— DATASET RECORDS —
## START
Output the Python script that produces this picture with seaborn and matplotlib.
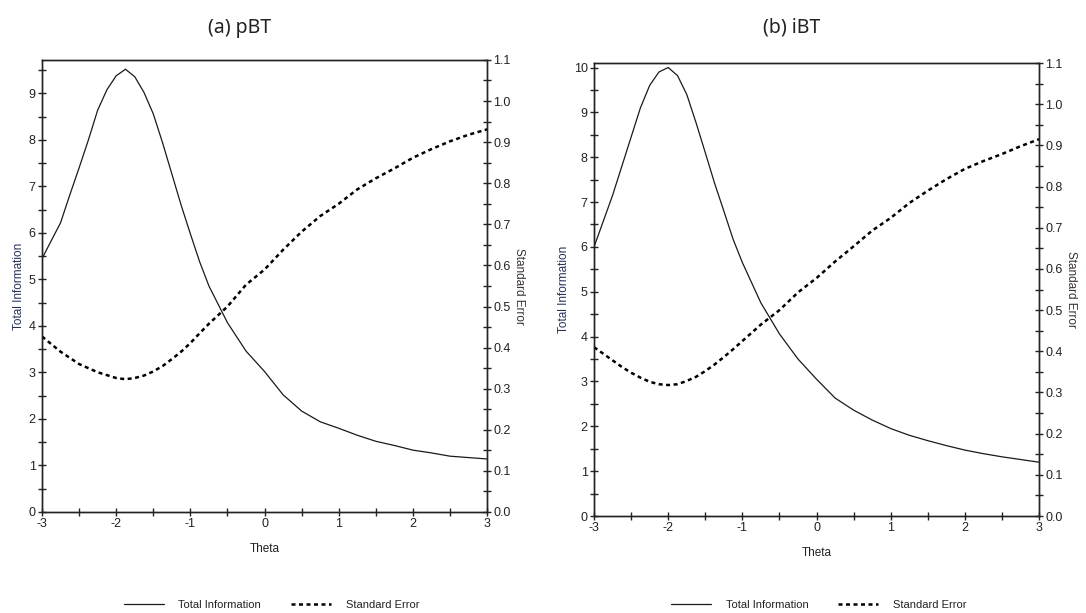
## END
## START
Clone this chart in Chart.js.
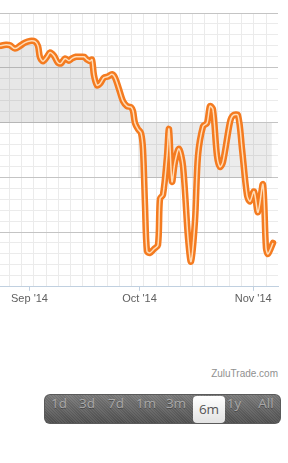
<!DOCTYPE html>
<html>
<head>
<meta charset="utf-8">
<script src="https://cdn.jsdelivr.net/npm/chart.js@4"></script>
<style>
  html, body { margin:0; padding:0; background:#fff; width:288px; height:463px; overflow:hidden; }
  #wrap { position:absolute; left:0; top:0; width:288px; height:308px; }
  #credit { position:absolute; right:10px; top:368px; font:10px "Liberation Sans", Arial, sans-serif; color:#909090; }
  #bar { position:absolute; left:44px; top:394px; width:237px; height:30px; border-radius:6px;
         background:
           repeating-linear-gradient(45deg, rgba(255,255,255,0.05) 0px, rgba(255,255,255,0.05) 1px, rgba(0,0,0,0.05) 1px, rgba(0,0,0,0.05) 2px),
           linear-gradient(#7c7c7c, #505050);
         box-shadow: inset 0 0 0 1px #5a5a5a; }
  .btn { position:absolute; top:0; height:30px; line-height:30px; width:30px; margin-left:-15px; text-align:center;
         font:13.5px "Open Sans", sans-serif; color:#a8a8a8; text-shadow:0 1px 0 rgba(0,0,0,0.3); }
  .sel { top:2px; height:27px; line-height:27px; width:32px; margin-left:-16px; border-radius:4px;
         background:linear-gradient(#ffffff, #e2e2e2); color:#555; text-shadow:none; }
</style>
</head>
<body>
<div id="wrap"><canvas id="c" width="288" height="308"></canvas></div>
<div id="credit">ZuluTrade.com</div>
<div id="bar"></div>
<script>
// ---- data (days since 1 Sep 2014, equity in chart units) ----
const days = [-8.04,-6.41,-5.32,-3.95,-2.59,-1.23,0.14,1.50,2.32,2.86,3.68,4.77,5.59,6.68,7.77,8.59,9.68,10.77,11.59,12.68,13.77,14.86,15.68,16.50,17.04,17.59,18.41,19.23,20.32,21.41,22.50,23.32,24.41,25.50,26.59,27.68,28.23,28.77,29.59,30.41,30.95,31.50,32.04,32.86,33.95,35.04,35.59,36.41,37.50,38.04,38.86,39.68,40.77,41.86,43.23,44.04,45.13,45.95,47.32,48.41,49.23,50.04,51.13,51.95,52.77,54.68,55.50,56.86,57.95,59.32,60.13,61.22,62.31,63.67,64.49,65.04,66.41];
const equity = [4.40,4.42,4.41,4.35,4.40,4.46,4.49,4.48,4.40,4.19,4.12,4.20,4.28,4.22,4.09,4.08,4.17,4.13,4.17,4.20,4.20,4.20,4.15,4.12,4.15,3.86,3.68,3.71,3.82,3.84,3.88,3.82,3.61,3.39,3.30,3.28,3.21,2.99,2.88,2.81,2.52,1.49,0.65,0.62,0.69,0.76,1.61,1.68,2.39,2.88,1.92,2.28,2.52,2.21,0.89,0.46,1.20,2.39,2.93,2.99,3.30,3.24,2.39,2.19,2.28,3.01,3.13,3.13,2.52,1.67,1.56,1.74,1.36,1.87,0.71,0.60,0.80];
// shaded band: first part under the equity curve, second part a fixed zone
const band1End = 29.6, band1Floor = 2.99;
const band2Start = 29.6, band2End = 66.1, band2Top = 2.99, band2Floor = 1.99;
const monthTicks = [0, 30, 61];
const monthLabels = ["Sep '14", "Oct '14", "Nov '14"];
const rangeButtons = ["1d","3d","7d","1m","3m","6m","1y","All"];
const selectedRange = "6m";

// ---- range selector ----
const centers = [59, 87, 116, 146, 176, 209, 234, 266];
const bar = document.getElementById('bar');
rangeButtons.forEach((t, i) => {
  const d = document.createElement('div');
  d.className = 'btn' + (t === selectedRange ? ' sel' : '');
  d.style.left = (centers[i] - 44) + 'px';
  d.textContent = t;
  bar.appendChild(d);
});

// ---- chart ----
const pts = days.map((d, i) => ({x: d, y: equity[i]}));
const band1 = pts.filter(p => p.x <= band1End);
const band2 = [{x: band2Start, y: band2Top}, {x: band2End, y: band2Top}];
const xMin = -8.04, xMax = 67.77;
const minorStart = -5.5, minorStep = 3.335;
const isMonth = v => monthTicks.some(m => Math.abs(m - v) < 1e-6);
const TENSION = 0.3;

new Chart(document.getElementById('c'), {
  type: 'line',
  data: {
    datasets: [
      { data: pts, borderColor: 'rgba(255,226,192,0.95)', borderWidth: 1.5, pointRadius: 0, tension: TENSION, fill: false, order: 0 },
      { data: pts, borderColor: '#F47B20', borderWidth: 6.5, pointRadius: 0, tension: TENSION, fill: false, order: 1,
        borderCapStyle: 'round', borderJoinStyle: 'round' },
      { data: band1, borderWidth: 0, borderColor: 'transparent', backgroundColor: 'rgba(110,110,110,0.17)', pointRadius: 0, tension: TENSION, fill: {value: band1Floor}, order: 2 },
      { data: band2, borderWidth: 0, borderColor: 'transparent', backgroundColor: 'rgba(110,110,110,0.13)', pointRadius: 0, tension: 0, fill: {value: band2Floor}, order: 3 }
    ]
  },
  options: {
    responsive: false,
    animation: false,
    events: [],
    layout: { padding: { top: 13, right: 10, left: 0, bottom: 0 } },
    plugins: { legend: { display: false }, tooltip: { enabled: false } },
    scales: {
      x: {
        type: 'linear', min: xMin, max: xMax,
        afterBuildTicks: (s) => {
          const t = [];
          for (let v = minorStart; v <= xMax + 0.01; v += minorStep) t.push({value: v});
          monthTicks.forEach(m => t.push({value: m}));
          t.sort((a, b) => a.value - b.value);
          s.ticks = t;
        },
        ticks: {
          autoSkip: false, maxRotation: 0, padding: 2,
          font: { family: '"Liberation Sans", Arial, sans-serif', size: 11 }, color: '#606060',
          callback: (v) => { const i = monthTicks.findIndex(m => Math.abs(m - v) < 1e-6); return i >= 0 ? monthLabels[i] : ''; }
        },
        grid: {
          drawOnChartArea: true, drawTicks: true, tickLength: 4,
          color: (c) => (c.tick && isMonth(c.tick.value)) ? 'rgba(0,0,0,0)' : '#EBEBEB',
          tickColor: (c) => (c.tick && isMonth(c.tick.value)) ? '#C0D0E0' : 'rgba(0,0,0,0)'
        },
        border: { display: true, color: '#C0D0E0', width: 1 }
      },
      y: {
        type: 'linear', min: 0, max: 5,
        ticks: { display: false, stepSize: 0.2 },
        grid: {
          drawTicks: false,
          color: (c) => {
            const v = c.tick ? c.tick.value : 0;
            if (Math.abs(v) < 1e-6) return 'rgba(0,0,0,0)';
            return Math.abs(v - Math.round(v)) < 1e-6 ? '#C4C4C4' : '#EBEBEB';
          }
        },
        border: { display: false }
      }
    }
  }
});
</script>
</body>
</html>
## END
## START
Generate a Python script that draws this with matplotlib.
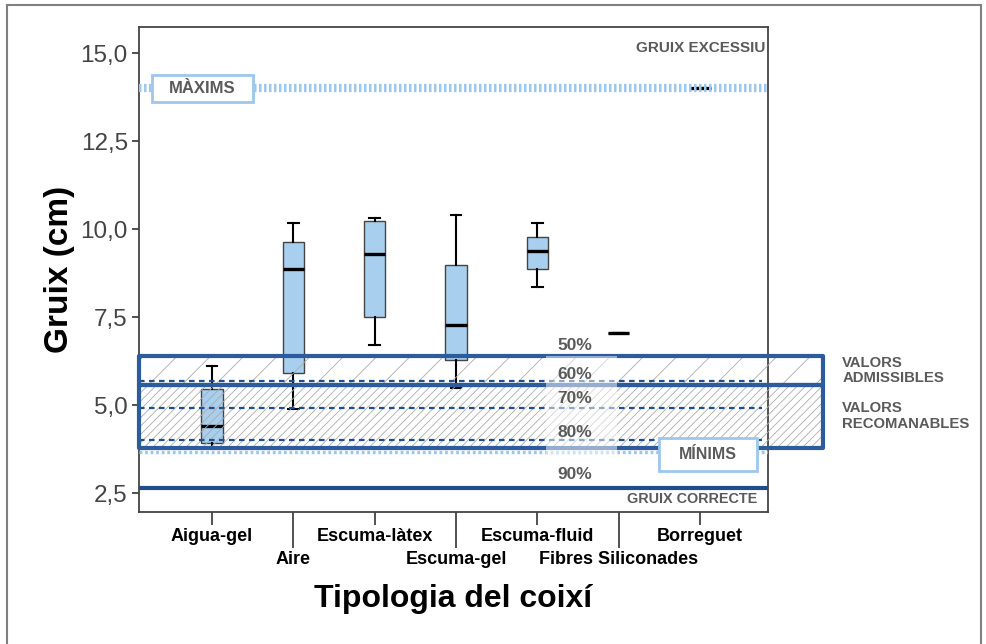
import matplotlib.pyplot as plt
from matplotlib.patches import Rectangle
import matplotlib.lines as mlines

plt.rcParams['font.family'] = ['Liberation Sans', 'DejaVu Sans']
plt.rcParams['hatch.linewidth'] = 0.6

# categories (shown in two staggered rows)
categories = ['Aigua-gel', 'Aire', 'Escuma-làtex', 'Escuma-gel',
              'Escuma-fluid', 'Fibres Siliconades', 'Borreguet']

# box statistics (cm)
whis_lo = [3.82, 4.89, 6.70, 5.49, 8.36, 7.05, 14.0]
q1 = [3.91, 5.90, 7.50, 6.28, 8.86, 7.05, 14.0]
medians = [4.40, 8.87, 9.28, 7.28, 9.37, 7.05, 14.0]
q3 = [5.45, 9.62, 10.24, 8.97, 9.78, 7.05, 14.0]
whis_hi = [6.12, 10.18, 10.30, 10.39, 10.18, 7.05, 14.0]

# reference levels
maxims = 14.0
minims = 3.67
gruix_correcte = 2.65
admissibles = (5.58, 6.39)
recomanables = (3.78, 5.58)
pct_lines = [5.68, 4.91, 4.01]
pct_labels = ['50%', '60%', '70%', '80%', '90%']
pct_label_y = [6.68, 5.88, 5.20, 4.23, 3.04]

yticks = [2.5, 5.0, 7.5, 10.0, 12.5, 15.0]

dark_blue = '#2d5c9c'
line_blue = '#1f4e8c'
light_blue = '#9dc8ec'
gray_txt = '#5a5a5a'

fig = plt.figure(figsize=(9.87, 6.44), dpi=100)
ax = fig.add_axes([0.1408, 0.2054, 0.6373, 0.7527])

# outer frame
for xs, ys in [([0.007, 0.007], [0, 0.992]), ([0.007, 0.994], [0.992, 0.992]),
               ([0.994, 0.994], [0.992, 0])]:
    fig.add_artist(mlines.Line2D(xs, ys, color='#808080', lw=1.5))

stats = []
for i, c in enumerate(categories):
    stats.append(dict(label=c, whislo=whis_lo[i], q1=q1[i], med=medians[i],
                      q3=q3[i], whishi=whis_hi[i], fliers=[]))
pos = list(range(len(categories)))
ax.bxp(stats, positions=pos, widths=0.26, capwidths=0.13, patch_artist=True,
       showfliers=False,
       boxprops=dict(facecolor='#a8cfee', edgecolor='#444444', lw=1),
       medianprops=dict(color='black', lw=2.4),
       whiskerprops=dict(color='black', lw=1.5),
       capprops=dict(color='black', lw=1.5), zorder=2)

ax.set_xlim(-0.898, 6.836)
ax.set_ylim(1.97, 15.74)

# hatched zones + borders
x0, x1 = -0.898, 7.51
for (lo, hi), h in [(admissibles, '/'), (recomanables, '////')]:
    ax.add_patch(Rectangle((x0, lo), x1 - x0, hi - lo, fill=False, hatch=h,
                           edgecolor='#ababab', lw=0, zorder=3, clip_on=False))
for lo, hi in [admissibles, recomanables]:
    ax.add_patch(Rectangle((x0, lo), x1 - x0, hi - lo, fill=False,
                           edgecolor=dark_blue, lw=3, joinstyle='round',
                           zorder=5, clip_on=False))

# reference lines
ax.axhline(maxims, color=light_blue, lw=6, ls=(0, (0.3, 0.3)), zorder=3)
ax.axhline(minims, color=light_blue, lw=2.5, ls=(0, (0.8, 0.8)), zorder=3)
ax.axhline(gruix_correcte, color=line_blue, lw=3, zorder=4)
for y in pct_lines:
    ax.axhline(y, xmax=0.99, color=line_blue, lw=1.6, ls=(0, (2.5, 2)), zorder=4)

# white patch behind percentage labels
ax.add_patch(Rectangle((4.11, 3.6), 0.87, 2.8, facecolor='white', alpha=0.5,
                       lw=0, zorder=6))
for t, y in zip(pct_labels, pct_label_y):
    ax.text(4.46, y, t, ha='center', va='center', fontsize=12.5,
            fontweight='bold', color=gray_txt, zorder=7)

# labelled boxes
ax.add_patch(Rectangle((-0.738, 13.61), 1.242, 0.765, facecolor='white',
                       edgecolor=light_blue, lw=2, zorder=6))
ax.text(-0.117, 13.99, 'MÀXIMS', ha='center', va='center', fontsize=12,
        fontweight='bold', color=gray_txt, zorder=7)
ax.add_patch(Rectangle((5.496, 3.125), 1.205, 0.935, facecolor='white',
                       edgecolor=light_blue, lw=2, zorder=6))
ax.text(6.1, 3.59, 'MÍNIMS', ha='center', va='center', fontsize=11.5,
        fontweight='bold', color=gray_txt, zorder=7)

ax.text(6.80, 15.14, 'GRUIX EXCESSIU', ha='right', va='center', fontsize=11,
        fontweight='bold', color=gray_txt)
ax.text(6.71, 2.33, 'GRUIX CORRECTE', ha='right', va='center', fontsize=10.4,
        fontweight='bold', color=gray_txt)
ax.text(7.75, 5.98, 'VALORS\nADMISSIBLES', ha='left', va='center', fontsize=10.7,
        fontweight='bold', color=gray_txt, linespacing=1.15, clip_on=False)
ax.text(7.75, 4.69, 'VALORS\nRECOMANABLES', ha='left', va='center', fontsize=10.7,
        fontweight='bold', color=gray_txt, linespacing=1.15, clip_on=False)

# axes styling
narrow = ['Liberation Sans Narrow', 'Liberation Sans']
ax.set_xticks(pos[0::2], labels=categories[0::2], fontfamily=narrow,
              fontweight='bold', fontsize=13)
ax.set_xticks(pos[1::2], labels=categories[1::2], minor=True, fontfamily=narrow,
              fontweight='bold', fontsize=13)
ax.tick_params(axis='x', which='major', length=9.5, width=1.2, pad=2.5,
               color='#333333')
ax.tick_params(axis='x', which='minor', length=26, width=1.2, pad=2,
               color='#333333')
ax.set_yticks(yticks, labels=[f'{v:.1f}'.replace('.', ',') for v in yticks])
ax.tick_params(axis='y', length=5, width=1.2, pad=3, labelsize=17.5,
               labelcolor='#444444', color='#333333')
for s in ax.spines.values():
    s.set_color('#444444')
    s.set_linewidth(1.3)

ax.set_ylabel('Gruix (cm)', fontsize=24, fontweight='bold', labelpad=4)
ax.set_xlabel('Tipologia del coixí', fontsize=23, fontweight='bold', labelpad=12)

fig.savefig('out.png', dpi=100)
## END
— GIVEN TASK —
Look above for the line with "Generate a Python" and the line with "ax.set_ylim(1.97, 15.74)"; set down those two lines and all lines between them exactly, without pictures and without anything else.

— EXERCISE RESPONSE —
Generate a Python script that draws this with matplotlib.
import matplotlib.pyplot as plt
from matplotlib.patches import Rectangle
import matplotlib.lines as mlines

plt.rcParams['font.family'] = ['Liberation Sans', 'DejaVu Sans']
plt.rcParams['hatch.linewidth'] = 0.6

# categories (shown in two staggered rows)
categories = ['Aigua-gel', 'Aire', 'Escuma-làtex', 'Escuma-gel',
              'Escuma-fluid', 'Fibres Siliconades', 'Borreguet']

# box statistics (cm)
whis_lo = [3.82, 4.89, 6.70, 5.49, 8.36, 7.05, 14.0]
q1 = [3.91, 5.90, 7.50, 6.28, 8.86, 7.05, 14.0]
medians = [4.40, 8.87, 9.28, 7.28, 9.37, 7.05, 14.0]
q3 = [5.45, 9.62, 10.24, 8.97, 9.78, 7.05, 14.0]
whis_hi = [6.12, 10.18, 10.30, 10.39, 10.18, 7.05, 14.0]

# reference levels
maxims = 14.0
minims = 3.67
gruix_correcte = 2.65
admissibles = (5.58, 6.39)
recomanables = (3.78, 5.58)
pct_lines = [5.68, 4.91, 4.01]
pct_labels = ['50%', '60%', '70%', '80%', '90%']
pct_label_y = [6.68, 5.88, 5.20, 4.23, 3.04]

yticks = [2.5, 5.0, 7.5, 10.0, 12.5, 15.0]

dark_blue = '#2d5c9c'
line_blue = '#1f4e8c'
light_blue = '#9dc8ec'
gray_txt = '#5a5a5a'

fig = plt.figure(figsize=(9.87, 6.44), dpi=100)
ax = fig.add_axes([0.1408, 0.2054, 0.6373, 0.7527])

# outer frame
for xs, ys in [([0.007, 0.007], [0, 0.992]), ([0.007, 0.994], [0.992, 0.992]),
               ([0.994, 0.994], [0.992, 0])]:
    fig.add_artist(mlines.Line2D(xs, ys, color='#808080', lw=1.5))

stats = []
for i, c in enumerate(categories):
    stats.append(dict(label=c, whislo=whis_lo[i], q1=q1[i], med=medians[i],
                      q3=q3[i], whishi=whis_hi[i], fliers=[]))
pos = list(range(len(categories)))
ax.bxp(stats, positions=pos, widths=0.26, capwidths=0.13, patch_artist=True,
       showfliers=False,
       boxprops=dict(facecolor='#a8cfee', edgecolor='#444444', lw=1),
       medianprops=dict(color='black', lw=2.4),
       whiskerprops=dict(color='black', lw=1.5),
       capprops=dict(color='black', lw=1.5), zorder=2)

ax.set_xlim(-0.898, 6.836)
ax.set_ylim(1.97, 15.74)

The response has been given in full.